The sign from the gods that launched Troy is of course the success of Gladiator. Movie trends go in cycles and we are in the midst of a sword-and-sandal revival that would make Steve Reeves reach for his loincloth. Troy is the first one out of the box after Gladiator, with seventeen variations of Alexander The Great rowing our way over the next months. Guys in leather skirts are back! But how do you make it new?
Gladiator was daring in its use of CGI to recreate both the ancient coliseum and the crowd that filled it. It was a breakthrough, too, for Russell Crowe. And armed with that map, well, why not The Iliad? It and its companion piece The Odyssey (the first sequel?) were my favorite stories as a child. I don't know if kids are exposed to this anymore, probably not, but the sprawling saga and its trailer moments have stuck in my mind ever since. This is the tale of Helen, kidnapped by Paris and hustled back to Troy, King Agamemnon who brings the might of the new Greek nation to bear on behalf of his cuckolded brother Menelaus, crafty Ulysses and, of course, Achilles who is struck down on the plains of Asia Minor by an arrow that catches him in the ankle -- this being where Achilles' mother held him when she dipped her baby in the River Styx to make him immortal - except for that one little touchy spot. And of course, it is the story of the Trojan Horse, the first political maneuver thought up by Karl Rove before he discovered the Internet. Part myth, part historical document, and perhaps the very first mini-series.
And mostly it is a story about character and the perils of greed, vanity, arrogance and bloodlust. You remember character? Well, if all you see are movies -- maybe not.
The Iliad is great because of those characters and a lesson for screenwriters out there that stories about people and their fatal flaws can hold our interest when millions of dollars of special effects, however loud, cannot. And as a take on this tale, Troy manages to stick to the original.
Brad Pitt is Achilles and though the story of The Iliad is only partly about him, Pitt's star power has torqued it into a movie that is mostly about him. What a shock! They've even re-written Achilles' arc to include a love story -- one of the early warning signs that some studio Zeus in a Zegna sports coat has put his mitts on this thing. No matter. Pitt has a romance with a local girl (Rose Byrne) he finds at Troy who will tame this mortal who dares to be immortal, temper his bloodlust with real lust, and make Achilles not such a heel. And all in all, it may be Pitt's best role yet. As a metaphor for where he is in life, Pitt is a modern Achilles. You get the sense as he stares off at the blue Aegean, wondering about the value of immortality and the intersection of fate and deed required to achieve it, that this isn't something Pitt thinks about sometimes at Starbucks, too. His Achilles is a take no prisoners/ancient Jim Morrison kind of guy and he does some nice Marlon Brando-ish eyebrow furrowing that puts him in league with the Hollywood immortals.

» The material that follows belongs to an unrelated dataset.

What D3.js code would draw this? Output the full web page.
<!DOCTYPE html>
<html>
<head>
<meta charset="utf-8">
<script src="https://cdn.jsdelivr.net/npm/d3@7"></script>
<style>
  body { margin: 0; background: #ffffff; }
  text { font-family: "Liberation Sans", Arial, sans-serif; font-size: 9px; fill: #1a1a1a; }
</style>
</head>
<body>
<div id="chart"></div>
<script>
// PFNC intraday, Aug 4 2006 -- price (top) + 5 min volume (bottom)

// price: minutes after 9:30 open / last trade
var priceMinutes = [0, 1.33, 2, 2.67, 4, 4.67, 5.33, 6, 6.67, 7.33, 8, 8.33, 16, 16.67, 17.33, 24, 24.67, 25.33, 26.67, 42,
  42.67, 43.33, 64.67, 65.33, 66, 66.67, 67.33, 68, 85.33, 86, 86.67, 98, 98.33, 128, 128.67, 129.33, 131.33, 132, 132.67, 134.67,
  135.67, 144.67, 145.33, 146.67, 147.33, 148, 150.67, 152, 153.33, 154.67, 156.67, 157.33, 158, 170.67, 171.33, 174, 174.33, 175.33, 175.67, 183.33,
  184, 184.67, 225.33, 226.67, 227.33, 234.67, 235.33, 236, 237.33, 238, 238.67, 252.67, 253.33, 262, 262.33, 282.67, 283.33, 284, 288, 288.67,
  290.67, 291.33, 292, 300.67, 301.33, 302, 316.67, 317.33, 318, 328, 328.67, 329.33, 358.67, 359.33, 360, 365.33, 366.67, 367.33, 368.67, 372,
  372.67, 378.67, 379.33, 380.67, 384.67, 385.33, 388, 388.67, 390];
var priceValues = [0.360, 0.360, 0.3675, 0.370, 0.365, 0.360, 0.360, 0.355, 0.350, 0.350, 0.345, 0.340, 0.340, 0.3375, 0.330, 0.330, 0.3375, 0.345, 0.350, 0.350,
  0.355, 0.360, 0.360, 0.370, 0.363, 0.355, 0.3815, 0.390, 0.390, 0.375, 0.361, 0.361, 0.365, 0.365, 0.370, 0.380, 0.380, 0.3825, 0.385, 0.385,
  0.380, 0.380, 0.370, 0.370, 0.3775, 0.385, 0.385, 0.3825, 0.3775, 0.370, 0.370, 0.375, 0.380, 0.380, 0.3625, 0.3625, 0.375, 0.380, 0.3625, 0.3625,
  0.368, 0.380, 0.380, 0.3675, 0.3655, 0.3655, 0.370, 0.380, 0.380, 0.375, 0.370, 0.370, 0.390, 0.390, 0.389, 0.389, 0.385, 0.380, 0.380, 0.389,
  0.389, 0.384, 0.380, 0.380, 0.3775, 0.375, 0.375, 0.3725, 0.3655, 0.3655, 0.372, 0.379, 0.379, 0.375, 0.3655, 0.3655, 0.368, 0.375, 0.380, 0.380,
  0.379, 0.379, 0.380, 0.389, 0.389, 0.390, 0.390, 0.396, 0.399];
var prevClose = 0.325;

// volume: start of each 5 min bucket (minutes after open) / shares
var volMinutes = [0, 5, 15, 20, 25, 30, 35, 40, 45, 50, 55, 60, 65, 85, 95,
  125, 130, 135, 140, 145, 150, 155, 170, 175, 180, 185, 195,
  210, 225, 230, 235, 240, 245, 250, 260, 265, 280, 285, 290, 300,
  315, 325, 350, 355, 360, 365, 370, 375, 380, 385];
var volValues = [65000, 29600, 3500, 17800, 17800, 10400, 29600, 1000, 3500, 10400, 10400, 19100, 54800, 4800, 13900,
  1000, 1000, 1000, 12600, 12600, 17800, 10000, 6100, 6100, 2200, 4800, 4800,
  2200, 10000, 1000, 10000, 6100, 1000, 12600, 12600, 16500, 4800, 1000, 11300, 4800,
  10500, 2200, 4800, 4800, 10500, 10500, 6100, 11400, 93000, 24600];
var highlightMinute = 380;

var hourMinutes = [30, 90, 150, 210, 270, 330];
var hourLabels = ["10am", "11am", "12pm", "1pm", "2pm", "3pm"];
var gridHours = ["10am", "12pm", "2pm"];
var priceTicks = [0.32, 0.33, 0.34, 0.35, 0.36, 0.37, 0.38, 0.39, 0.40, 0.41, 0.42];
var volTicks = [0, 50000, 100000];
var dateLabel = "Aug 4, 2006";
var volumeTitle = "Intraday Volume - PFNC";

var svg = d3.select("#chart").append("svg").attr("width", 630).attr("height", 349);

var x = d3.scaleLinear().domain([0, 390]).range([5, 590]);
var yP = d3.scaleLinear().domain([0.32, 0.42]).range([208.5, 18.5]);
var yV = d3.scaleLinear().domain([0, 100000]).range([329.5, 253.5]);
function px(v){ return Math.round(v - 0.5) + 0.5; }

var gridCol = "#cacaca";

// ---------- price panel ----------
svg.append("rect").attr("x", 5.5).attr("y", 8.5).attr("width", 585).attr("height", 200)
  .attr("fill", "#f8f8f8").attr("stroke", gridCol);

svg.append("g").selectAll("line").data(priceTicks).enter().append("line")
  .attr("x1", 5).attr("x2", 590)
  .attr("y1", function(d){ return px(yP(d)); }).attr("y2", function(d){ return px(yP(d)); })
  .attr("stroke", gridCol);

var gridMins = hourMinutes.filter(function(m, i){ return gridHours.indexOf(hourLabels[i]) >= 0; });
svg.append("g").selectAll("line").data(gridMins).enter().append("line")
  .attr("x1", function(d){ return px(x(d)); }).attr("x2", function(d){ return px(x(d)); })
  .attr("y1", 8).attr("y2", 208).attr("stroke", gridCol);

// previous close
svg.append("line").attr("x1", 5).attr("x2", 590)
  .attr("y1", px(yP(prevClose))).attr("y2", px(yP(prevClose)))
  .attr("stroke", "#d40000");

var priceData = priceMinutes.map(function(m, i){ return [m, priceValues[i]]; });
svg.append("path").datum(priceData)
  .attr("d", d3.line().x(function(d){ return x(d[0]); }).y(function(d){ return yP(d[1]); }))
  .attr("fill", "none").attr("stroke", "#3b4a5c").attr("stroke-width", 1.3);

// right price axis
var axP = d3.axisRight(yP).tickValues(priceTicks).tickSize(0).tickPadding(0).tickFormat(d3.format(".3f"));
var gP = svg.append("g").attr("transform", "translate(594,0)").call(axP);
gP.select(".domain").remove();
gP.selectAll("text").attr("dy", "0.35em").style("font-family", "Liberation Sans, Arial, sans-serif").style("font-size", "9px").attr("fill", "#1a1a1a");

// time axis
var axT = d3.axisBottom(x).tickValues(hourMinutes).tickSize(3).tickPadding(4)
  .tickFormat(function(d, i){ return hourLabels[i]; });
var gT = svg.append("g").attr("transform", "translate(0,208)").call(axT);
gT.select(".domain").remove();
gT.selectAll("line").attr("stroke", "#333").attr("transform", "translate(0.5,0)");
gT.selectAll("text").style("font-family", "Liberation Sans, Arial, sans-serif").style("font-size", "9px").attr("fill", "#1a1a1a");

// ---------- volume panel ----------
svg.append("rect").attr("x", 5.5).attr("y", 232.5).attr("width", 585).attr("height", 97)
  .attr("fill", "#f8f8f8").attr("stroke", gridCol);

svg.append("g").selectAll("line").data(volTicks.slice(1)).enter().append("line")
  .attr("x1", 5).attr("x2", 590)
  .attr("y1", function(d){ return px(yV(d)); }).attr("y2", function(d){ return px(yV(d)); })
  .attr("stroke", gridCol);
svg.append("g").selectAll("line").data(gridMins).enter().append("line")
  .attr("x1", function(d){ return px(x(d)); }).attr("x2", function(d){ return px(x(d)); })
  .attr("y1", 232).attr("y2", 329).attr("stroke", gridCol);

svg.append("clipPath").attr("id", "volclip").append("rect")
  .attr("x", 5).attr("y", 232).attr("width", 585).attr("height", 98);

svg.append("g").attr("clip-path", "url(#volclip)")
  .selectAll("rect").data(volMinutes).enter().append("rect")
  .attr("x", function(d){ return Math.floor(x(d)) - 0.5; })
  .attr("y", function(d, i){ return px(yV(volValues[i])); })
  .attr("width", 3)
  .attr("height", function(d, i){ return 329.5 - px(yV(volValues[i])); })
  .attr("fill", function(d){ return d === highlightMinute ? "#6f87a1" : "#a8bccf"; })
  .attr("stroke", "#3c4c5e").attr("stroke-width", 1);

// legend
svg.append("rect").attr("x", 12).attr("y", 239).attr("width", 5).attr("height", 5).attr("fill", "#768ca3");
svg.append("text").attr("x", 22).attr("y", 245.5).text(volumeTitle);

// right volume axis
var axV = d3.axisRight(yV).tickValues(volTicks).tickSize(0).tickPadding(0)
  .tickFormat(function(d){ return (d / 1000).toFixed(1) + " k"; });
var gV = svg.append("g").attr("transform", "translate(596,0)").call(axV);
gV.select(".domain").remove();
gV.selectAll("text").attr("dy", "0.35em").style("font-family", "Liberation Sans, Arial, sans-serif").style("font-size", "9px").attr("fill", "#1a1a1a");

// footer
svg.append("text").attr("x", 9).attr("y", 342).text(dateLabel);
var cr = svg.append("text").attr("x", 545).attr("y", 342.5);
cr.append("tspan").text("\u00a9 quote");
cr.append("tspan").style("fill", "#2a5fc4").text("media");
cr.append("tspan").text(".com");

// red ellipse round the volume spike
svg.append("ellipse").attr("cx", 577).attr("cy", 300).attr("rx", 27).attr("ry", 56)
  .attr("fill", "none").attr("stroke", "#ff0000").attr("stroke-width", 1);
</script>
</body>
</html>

Quite a part for a guy from Oklahoma.
Meanwhile, back in Troy, Orlando Bloom is the weak but handsome Prince Paris and as Helen, Diane Kruger is ideal. She has one beat: I'm really, really sorry about all this fuss. But she plays it well and is beautiful -- we get it. I'd send the Army after her myself. As Hector, Aussie Eric Bana is studied and wiser that his impetuous brother, Paris. And Peter O'Toole, this movie's version of Richard Harris in Gladiator, plays his father, King Priam. O'Toole brings the needed English gravitas to his role as the proud but foolish Priam. Heavy is the burden that rests on his shoulders and you can see it in his tired eyes. And in a mano-a-mano worthy of The Actor's Studio interview, O'Toole and Pitt share a scene late in the film. They are great together.

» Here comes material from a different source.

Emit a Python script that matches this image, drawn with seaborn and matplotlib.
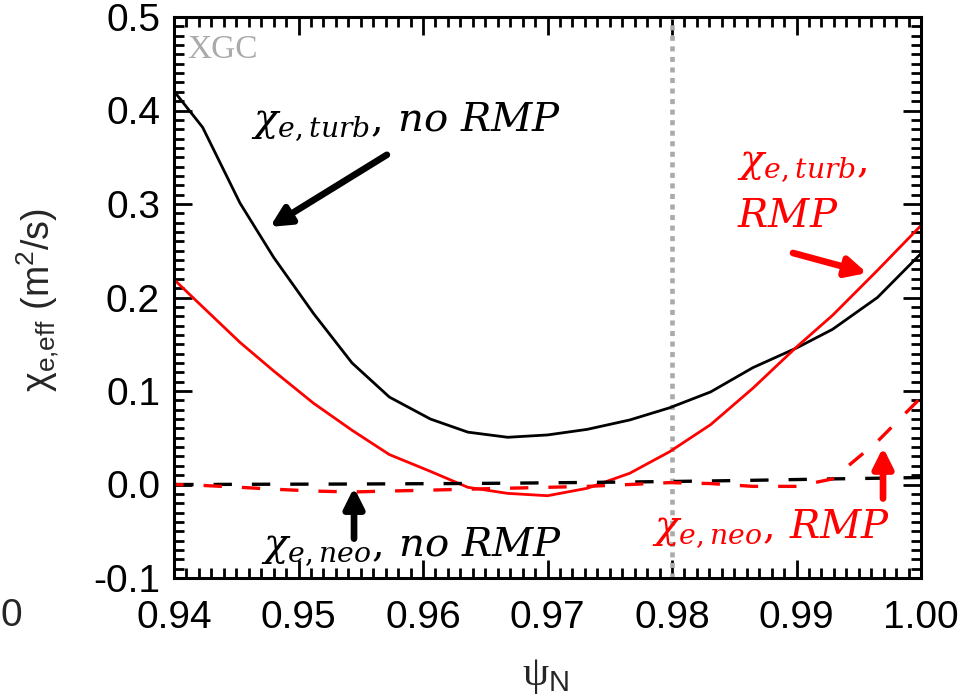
import numpy as np
import pandas as pd
import matplotlib
matplotlib.use("Agg")
import matplotlib.pyplot as plt
import seaborn as sns
from matplotlib.ticker import MultipleLocator, FormatStrFormatter

# ---- data ----
psi = [0.9401, 0.9423, 0.9453, 0.9480, 0.9512, 0.9543, 0.9573, 0.9606, 0.9636, 0.9668,
       0.9700, 0.9732, 0.9766, 0.9798, 0.9831, 0.9865, 0.9900, 0.9929, 0.9965, 1.0000]
chi_turb_norm = [0.419, 0.382, 0.301, 0.243, 0.183, 0.130, 0.0935, 0.070, 0.056, 0.0505,
                 0.053, 0.059, 0.069, 0.082, 0.099, 0.125, 0.146, 0.166, 0.200, 0.247]
chi_turb_rmp = [0.218, 0.190, 0.152, 0.1215, 0.087, 0.058, 0.032, 0.014, -0.003, -0.0095,
                -0.012, -0.004, 0.012, 0.035, 0.064, 0.103, 0.147, 0.181, 0.229, 0.277]
chi_neo_norm = [0.0, 0.0, 0.0002, 0.0003, 0.0004, 0.0005, 0.0007, 0.0009, 0.0011, 0.0014,
                0.0018, 0.0022, 0.0027, 0.0032, 0.0038, 0.0045, 0.0053, 0.0060, 0.0067, 0.0075]
chi_neo_rmp = [0.0, -0.001, -0.003, -0.005, -0.007, -0.008, -0.007, -0.006, -0.005, -0.004,
               -0.003, -0.002, 0.0, 0.002, 0.001, -0.002, -0.002, 0.006, 0.046, 0.093]

x_ticks = [0.94, 0.95, 0.96, 0.97, 0.98, 0.99, 1.00]
y_ticks = [-0.1, 0.0, 0.1, 0.2, 0.3, 0.4, 0.5]
sep_psi = 0.98

df = pd.DataFrame({"psi": psi, "turb_norm": chi_turb_norm, "turb_rmp": chi_turb_rmp,
                   "neo_norm": chi_neo_norm, "neo_rmp": chi_neo_rmp})

sns.set_theme(style="ticks")
plt.rcParams["font.family"] = ["Liberation Sans", "DejaVu Sans"]
plt.rcParams["axes.unicode_minus"] = False
plt.rcParams["mathtext.fontset"] = "custom"
plt.rcParams["mathtext.rm"] = "Liberation Sans"
plt.rcParams["mathtext.it"] = "Liberation Sans:italic"

fig = plt.figure(figsize=(9.67, 6.95), dpi=100)
ax = fig.add_axes([174/967, 1-578/695, (921-174)/967, (578-17)/695])

sns.lineplot(data=df, x="psi", y="turb_norm", ax=ax, color="black", lw=2.0)
sns.lineplot(data=df, x="psi", y="turb_rmp", ax=ax, color="#ff0000", lw=2.0)
sns.lineplot(data=df, x="psi", y="neo_norm", ax=ax, color="black", lw=2.4, linestyle=(0, (5.5, 6)))
sns.lineplot(data=df, x="psi", y="neo_rmp", ax=ax, color="#ff0000", lw=2.4, linestyle=(3, (5.5, 6)))

ax.axvline(sep_psi, color="#aaaaaa", lw=3.3, linestyle=(0, (1.1, 1.2)), zorder=1)

ax.set_xlim(0.94, 1.0)
ax.set_ylim(-0.1, 0.5)
ax.set_xticks(x_ticks)
ax.set_yticks(y_ticks)
ax.xaxis.set_major_formatter(FormatStrFormatter("%.2f"))
ax.yaxis.set_major_formatter(FormatStrFormatter("%.1f"))
ax.xaxis.set_minor_locator(MultipleLocator(0.001))
ax.yaxis.set_minor_locator(MultipleLocator(0.01))
ax.tick_params(which="both", direction="in", top=True, right=True, width=2, colors="black")
ax.tick_params(which="major", length=13)
ax.tick_params(which="minor", length=7)
ax.tick_params(axis="x", which="major", labelsize=28, pad=16)
ax.tick_params(axis="y", which="major", labelsize=28, pad=10)
for s in ax.spines.values():
    s.set_linewidth(2.2)
    s.set_color("black")

ax.set_xlabel("ψ$_\\mathrm{N}$", fontsize=30, family=["Liberation Serif"], va="top")
ax.xaxis.set_label_coords(0.498, -0.14)
ax.set_ylabel("χ$_\\mathrm{e{,}eff}$ (m$^\\mathrm{2}$/s)", fontsize=27)
ax.yaxis.set_label_coords(-0.15, 0.495)

# annotations
tkw = dict(math_fontfamily="dejavuserif", fontsize=29)
ax.text(0.95863, 0.388, r"$\chi_{e,turb},\, no\ RMP$", color="black", ha="center", va="center", **tkw)
ax.text(0.98522, 0.342, r"$\chi_{e,turb},$", color="#ff0000", ha="left", va="center", **tkw)
ax.text(0.98522, 0.287, r"$RMP$", color="#ff0000", ha="left", va="center", **tkw)
ax.text(0.95912, -0.066, r"$\chi_{e,neo},\, no\ RMP$", color="black", ha="center", va="center", **tkw)
ax.text(0.98795, -0.047, r"$\chi_{e,neo},\, RMP$", color="#ff0000", ha="center", va="center", **tkw)
ax.text(0.9411, 0.465, "XGC", color="#aaaaaa", fontsize=24, family=["Liberation Serif"],
        ha="left", va="center")

akw = dict(arrowstyle="-|>,head_length=1.0,head_width=0.5", lw=4.8, shrinkA=0, shrinkB=0)
ax.annotate("", xy=(0.94771, 0.2755), xytext=(0.9571, 0.3526),
            arrowprops=dict(color="black", **akw))
ax.annotate("", xy=(0.99566, 0.2262), xytext=(0.98972, 0.2476),
            arrowprops=dict(color="#ff0000", **akw))
ax.annotate("", xy=(0.95446, -0.0032), xytext=(0.95446, -0.0579),
            arrowprops=dict(color="black", **akw))
ax.annotate("", xy=(0.99695, 0.0397), xytext=(0.99695, -0.015),
            arrowprops=dict(color="#ff0000", **akw))

fig.text(0.0, 1-616/695, "0", fontsize=28, ha="left", va="center")

fig.savefig("out.png", dpi=100)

But we know what's coming.
What's new in this version is Wolfgang Peterson's insistence on realism. There are no gods in this version, just people. And there is only one goddess -- Julie Christie as Achilles' mother, who shares a touching moment with her son as she sends him off to find his fame and his certain death. But for the most part this is a war story and one that remains as relevant as ever. It is Peterson's and screenwriter David Benioff's contention, for instance, that King Agamemnon was driven by the quest for power more than the fabled revenge for his brother's stolen wife. And it is a point that hits home these days. There are all kinds of explanations for war, all of them valid and all of them as good as any other. But when the beaches are littered with bodies, and the fire of revenge is tempered with its aftermath, we have to wonder what it was that started it. Reason number four hundred why this story remains with us.
Troy takes place in a time when the world was much smaller place, when skirmishes like this, historic or imagined, became legend. One gets the sense of what this new world was like watching Troy, a time when the ships were smaller, the lifespans were shorter and the deeds greater. And now with the world a bigger place, the reasons for our actions are the same, so why do our deeds seem small? But that's Greek tragedy for you. And that is why Troy plays now as The Iliad played back then, passed on as a story template from generation to generation. Nope. Not a laugh in it. None needed.